*What the task asks*: Using the records below, locate all lines containing "this" and return them.

----------------

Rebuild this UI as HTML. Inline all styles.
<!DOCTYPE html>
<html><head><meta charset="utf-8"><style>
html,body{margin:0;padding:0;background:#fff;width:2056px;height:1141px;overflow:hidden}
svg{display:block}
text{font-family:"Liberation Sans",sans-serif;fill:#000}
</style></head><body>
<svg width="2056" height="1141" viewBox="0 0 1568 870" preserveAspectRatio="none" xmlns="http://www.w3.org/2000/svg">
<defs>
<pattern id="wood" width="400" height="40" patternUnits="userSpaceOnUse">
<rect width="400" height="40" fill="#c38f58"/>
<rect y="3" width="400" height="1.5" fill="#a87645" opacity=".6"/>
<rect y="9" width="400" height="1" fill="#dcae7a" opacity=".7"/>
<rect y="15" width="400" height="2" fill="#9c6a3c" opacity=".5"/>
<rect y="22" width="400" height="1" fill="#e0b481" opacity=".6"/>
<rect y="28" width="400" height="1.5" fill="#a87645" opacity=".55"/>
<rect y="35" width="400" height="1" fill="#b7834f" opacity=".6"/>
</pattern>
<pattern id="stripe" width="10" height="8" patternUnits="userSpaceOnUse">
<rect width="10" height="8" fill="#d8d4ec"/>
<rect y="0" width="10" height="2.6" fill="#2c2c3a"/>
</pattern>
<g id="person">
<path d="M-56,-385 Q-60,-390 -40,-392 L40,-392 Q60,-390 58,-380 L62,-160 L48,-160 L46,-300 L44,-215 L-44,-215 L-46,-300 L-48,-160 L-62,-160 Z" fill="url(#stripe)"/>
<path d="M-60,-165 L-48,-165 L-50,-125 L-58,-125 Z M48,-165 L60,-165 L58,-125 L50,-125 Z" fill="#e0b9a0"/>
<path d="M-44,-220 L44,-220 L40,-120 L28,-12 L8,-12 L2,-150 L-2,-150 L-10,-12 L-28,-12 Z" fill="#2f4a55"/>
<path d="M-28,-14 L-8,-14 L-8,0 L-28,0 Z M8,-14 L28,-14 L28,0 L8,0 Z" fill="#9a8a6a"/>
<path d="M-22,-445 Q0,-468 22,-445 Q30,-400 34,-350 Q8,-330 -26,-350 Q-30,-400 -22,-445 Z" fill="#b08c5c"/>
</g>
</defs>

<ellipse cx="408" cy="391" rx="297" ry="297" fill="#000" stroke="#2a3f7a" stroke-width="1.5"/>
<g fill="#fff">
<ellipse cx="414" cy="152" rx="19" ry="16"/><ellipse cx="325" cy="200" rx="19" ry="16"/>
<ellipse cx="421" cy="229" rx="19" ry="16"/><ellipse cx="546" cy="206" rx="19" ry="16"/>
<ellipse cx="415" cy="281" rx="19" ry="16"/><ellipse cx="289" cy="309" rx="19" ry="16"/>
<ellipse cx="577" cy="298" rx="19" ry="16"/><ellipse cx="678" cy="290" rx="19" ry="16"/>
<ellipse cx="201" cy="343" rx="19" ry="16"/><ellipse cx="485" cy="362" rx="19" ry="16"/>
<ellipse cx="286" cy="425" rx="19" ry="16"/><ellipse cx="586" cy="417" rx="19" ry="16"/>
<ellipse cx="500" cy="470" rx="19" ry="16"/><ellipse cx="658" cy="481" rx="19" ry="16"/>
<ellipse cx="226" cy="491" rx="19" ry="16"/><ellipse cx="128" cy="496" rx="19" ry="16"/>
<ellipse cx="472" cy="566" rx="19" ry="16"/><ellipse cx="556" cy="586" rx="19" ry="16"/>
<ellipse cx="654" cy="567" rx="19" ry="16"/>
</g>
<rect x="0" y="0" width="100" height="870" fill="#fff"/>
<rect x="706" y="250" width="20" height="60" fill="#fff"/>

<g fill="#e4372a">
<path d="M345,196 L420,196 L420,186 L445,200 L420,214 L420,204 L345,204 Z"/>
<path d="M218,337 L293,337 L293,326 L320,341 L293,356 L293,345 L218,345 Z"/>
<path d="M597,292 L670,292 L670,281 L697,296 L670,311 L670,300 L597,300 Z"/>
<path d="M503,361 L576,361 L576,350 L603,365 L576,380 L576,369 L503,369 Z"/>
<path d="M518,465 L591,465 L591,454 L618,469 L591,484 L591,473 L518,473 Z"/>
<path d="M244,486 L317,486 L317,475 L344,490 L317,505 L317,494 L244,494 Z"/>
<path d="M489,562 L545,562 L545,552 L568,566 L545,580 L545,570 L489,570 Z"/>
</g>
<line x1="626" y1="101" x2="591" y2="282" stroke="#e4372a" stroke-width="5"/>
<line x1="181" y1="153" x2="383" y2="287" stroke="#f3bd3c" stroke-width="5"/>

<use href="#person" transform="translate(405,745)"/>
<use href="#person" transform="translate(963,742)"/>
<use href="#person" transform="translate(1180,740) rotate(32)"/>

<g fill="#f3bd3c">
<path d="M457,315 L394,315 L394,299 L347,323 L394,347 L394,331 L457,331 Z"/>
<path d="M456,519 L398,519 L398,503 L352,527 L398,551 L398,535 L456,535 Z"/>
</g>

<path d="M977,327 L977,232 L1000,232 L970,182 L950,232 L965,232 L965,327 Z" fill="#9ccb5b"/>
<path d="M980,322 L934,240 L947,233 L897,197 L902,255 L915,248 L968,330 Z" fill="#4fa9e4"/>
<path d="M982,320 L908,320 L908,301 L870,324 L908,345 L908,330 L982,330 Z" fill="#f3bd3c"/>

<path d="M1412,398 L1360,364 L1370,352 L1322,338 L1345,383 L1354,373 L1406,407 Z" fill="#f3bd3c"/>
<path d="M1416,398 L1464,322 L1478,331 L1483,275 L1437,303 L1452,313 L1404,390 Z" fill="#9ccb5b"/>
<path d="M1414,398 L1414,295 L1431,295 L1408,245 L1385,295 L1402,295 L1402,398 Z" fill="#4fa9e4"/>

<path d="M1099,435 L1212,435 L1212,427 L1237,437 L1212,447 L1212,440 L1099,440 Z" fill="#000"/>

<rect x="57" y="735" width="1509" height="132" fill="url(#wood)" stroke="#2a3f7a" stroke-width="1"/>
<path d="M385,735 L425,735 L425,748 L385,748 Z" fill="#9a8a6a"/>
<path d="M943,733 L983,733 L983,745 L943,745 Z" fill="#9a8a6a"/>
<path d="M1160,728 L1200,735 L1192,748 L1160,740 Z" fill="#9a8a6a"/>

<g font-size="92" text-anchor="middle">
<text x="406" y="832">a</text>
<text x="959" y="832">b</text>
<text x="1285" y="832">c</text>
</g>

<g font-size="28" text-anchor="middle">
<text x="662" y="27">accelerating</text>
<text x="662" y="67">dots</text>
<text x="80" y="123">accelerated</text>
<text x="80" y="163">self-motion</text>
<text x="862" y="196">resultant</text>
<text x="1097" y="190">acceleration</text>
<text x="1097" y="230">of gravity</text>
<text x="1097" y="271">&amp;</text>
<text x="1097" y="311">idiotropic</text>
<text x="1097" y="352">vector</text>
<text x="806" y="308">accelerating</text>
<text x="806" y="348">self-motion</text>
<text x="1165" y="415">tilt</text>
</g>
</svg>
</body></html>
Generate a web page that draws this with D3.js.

----------------

*Problem solution*:
Rebuild this UI as HTML. Inline all styles.
Generate a web page that draws this with D3.js.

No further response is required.